The Haitian Invasion. The independence proclaimed by José Núñez de Cáceres lasted only a short time. The Haitian president Jean Pierre Boyer, who had been trying to build upon support of the Dominicans on the border for unification with Haiti, invaded the eastern side of the island and took possession on February 9, 1822. He arrived with an imposing army of 12,000 men, knowing that Núñez de Cáceres did not have the support of the white owners, which were pro-Spanish, nor the support of the discontented slave and mulatto population since the new Constitution did not establish abolition of slavery. Boyer, in addition, had acquired the tacit approval of the tobacco producers and businessmen of Cibao.

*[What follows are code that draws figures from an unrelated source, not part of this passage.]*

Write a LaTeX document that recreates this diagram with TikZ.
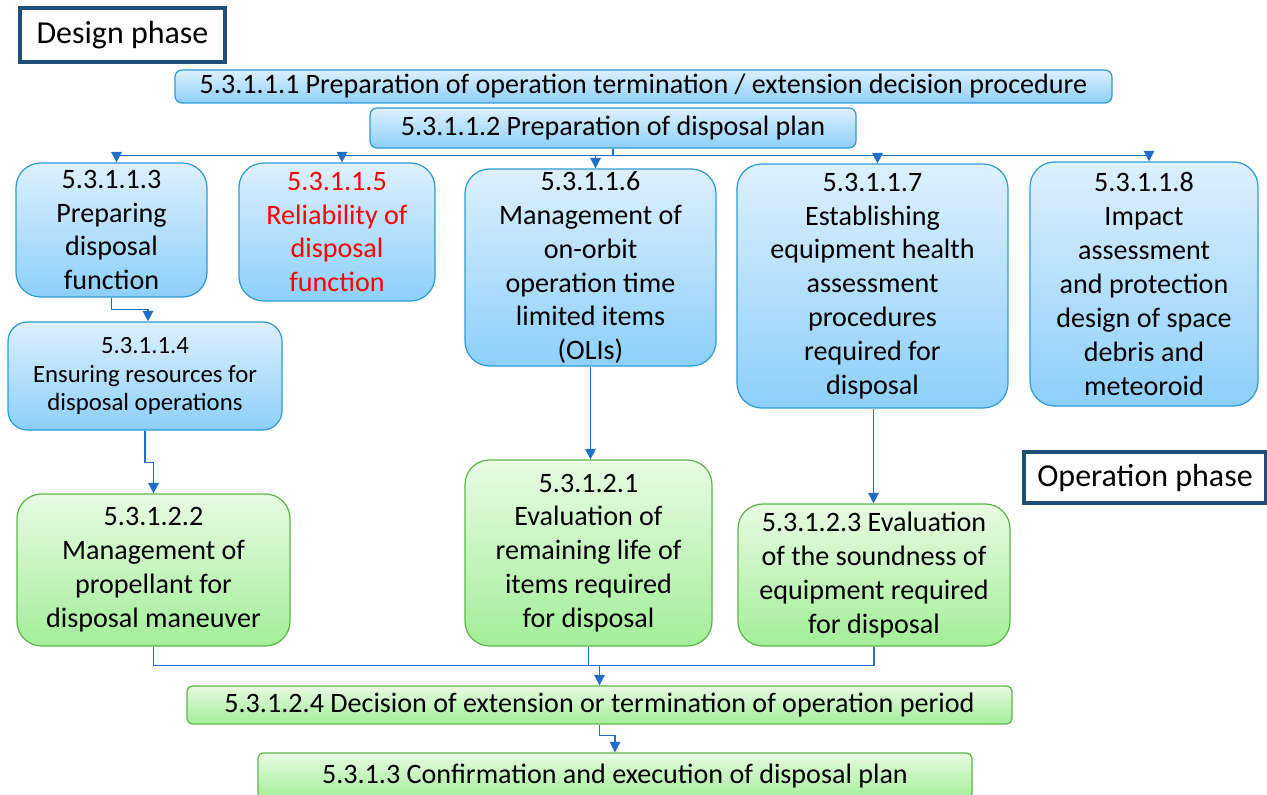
\documentclass[tikz,border=0pt]{standalone}
\usepackage{fontspec}
\setmainfont{Carlito}
\usetikzlibrary{arrows.meta,calc}
\definecolor{btop}{HTML}{DDF0FD}
\definecolor{bbot}{HTML}{8DCFFA}
\definecolor{bline}{HTML}{2E9AD6}
\definecolor{gtop}{HTML}{E8FBE3}
\definecolor{gbot}{HTML}{A3EE99}
\definecolor{gline}{HTML}{5CB548}
\definecolor{arrc}{HTML}{1F6FC8}
\definecolor{phase}{HTML}{1F4E79}
\tikzset{
  sz/.style 2 args={minimum width=#1*0.02cm, minimum height=#2*0.02cm},
  base/.style={draw, line width=0.7pt, align=center, inner sep=1pt,
    font=\fontsize{16}{19.3}\selectfont},
  bluebox/.style={base, draw=bline, top color=btop, bottom color=bbot, rounded corners=14pt},
  bluebar/.style={base, draw=bline, top color=btop, bottom color=bbot, rounded corners=4pt},
  greenbox/.style={base, draw=gline, top color=gtop, bottom color=gbot, rounded corners=14pt},
  greenbar/.style={base, draw=gline, top color=gtop, bottom color=gbot, rounded corners=3pt},
  phasebox/.style={draw=phase, line width=1.8pt, fill=white, inner sep=2pt,
    font=\fontsize{18.2}{21}\selectfont},
  line/.style={draw=arrc, line width=0.85pt},
  arr/.style={line, -{Triangle[length=6pt,width=6pt]}},
}
\begin{document}
\begin{tikzpicture}[x=0.02cm,y=-0.02cm]
\useasboundingbox (0,0) rectangle (1267,794);
% phase labels
\node[phasebox, sz={205}{54}] (design) at (122.5,35) {Design phase};
\node[phasebox, sz={242}{51}] (oper) at (1145,477.5) {Operation phase};
% top bars
\node[bluebar, sz={937}{33}] (p1) at (643.5,86.5) {5.3.1.1.1 Preparation of operation termination / extension decision procedure};
\node[bluebar, sz={486}{40}] (p2) at (613,128) {5.3.1.1.2 Preparation of disposal plan};
% design boxes
\node[bluebox, sz={191}{134}] (b3) at (111.5,230) {5.3.1.1.3\\Preparing\\disposal\\function};
\node[bluebox, sz={196}{138}, text=red] (b5) at (337,232) {5.3.1.1.5\\Reliability of\\disposal\\function};
\node[bluebox, sz={251}{197}] (b6) at (590.5,267.5) {5.3.1.1.6\\Management of\\on-orbit\\operation time\\limited items\\(OLIs)};
\node[bluebox, sz={271}{244}] (b7) at (872.5,286) {5.3.1.1.7\\Establishing\\equipment health\\assessment\\procedures\\required for\\disposal};
\node[bluebox, sz={228}{244}] (b8) at (1144,284) {5.3.1.1.8\\Impact\\assessment\\and protection\\design of space\\debris and\\meteoroid};
\node[bluebox, sz={274}{108}, rounded corners=11pt, font=\fontsize{14.1}{16.2}\selectfont] (b4) at (145,376) {5.3.1.1.4\\Ensuring resources for\\disposal operations};
% operation boxes
\node[greenbox, sz={273}{152}] (g22) at (153.5,570) {5.3.1.2.2\\Management of\\propellant for\\disposal maneuver};
\node[greenbox, sz={247}{186}] (g21) at (588.5,553) {5.3.1.2.1\\Evaluation of\\remaining life of\\items required\\for disposal};
\node[greenbox, sz={272}{142}] (g23) at (874,575) {5.3.1.2.3 Evaluation\\of the soundness of\\equipment required\\for disposal};
\node[greenbar, sz={825}{38}] (g24) at (599.5,705) {5.3.1.2.4 Decision of extension or termination of operation period};
\node[greenbar, sz={714}{46}] (g3) at (615,776) {5.3.1.3 Confirmation and execution of disposal plan};
% connectors from 5.3.1.1.2
\coordinate (fan) at ($(p2.south)+(0,7)$);
\foreach \t in {b3,b5,b6,b7,b8}{
  \draw[arr] (p2.south) -- (fan) -| ([xshift=5*0.02cm]\t.north);
}
\draw[arr] (b3.south) -- ++(0,12) -| ([xshift=3*0.02cm]b4.north);
\draw[arr] (b4.south) -- ++(0,32) -| (g22.north);
\draw[arr] (b6.south) -- (b6.south |- g21.north);
\draw[arr] ([xshift=1*0.02cm]b7.south) -- ([xshift=1*0.02cm]b7.south |- g23.north);
% merge
\coordinate (m) at ($(g24.north)+(0,-20)$);
\draw[line] (g22.south) |- (m);
\draw[line] (g21.south) |- (m);
\draw[line] (g23.south) |- (m);
\draw[arr] (m) -- (g24.north);
\draw[arr] (g24.south) -- ++(0,11) -| (g3.north);
\end{tikzpicture}
\end{document}
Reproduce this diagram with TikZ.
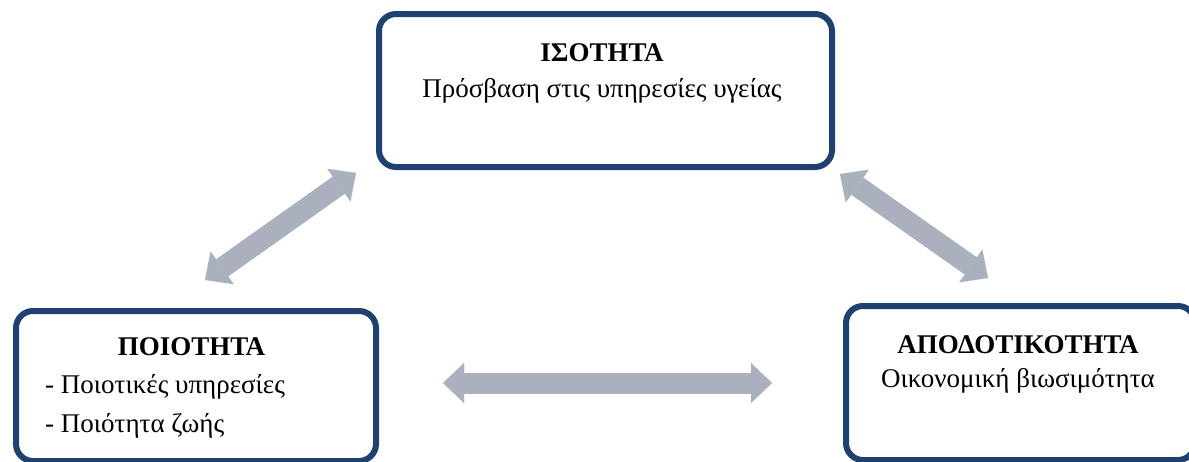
\documentclass[tikz,border=0pt]{standalone}
\usepackage{fontspec}
\setmainfont{Liberation Serif}
\usetikzlibrary{arrows.meta,calc}
\definecolor{boxblue}{HTML}{1F4170}
\definecolor{arrowgray}{HTML}{AAB0BE}
\tikzset{
  panel/.style={draw=boxblue, line width=6pt, rounded corners=17pt, fill=white,
    anchor=north west, inner sep=0pt},
  title/.style={font=\fontsize{27}{31}\selectfont\bfseries, anchor=base, inner sep=0pt},
  body/.style={font=\fontsize{27}{31}\selectfont, anchor=base, inner sep=0pt},
  bodyleft/.style={body, anchor=base west},
  link/.style={draw=arrowgray, line width=21pt,
    {Triangle[width=40pt,length=21pt,line width=0.01pt]}-{Triangle[width=40pt,length=21pt,line width=0.01pt]}},
}
\begin{document}
\begin{tikzpicture}[x=1pt,y=-1pt]
\useasboundingbox (0,0) rectangle (1189,461);

% the three boxes
\node[panel, minimum width=453pt, minimum height=153pt] (eq) at (376,11) {};
\node[panel, minimum width=360pt, minimum height=150pt] (qual) at (13,308) {};
\node[panel, minimum width=349pt, minimum height=154pt] (eff) at (843,303) {};

% texts
\node[title] (eqT) at (602,61) {ΙΣΟΤΗΤΑ};
\node[body] (eqB) at (602,97) {Πρόσβαση στις υπηρεσίες υγείας};

\node[title] (qualT) at (191.5,355) {ΠΟΙΟΤΗΤΑ};
\node[bodyleft] (qualA) at (45,393) {- Ποιοτικές υπηρεσίες};
\node[bodyleft] (qualB) at (45,432) {- Ποιότητα ζωής};

\node[title] (effT) at (1018,353) {ΑΠΟΔΟΤΙΚΟΤΗΤΑ};
\node[body] (effB) at (1018,387) {Οικονομική βιωσιμότητα};

% arrow end points
\coordinate (l1) at (205,280);
\coordinate (l2) at (356,173);
\coordinate (r1) at (840,174);
\coordinate (r2) at (988,278);
\coordinate (h1) at (443,383);
\coordinate (h2) at (772,383);

\draw[link] (l1) -- (l2);
\draw[link] (r1) -- (r2);
\draw[link] (h1) -- (h2);
\end{tikzpicture}
\end{document}
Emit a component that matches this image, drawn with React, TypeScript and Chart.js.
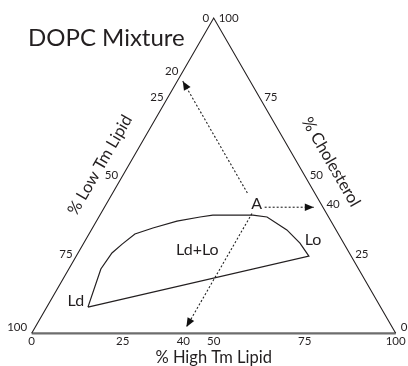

Key measures of the Boyer government.
Social and Legal Measures:
Dominican Reaction. The Boyer declarations elicited repudiation from the majority of the population in the eastern part of the island. On one hand, the confiscation and distribution of land seemed limiting due to the communal tenancy of lands without exact limits, as well as the group of rights of possession, division, use, sale and participation that had been in effect since the colonial era made it difficult to determine the actual owners and the rights of each. On the other hand, the attempt to impose agriculture for exportation found opposition among large landowners and small peasants that, for the majority, were accustomed to living from the cattle ranch, on subsistence farming and, to a lesser extent, from logging.
The opposition to the Catholic Church, most affected by the confiscation of lands and goods, and the direct hit to the Archbishop Pedro de Valera, also had repercussions in the majority of the population, which saw in this and other measures (limitation of the celebration of religious festivities, prohibition of cock fighting and gambling, obligatory agricultural labor, no use of Spanish in official acts and documents, closure of the university and military recruitment of all young men) a group of policies that contradicted their nationalist sentiments.
The grievance increased due to the economic measures and fiscal obligations imposed on the eastern half of the island to pay the sum of 150 million francs in compensation for the harm caused by the war for Haitian independence. The fine was demanded by France solely from the inhabitants of the French part of the island of Santo Domingo.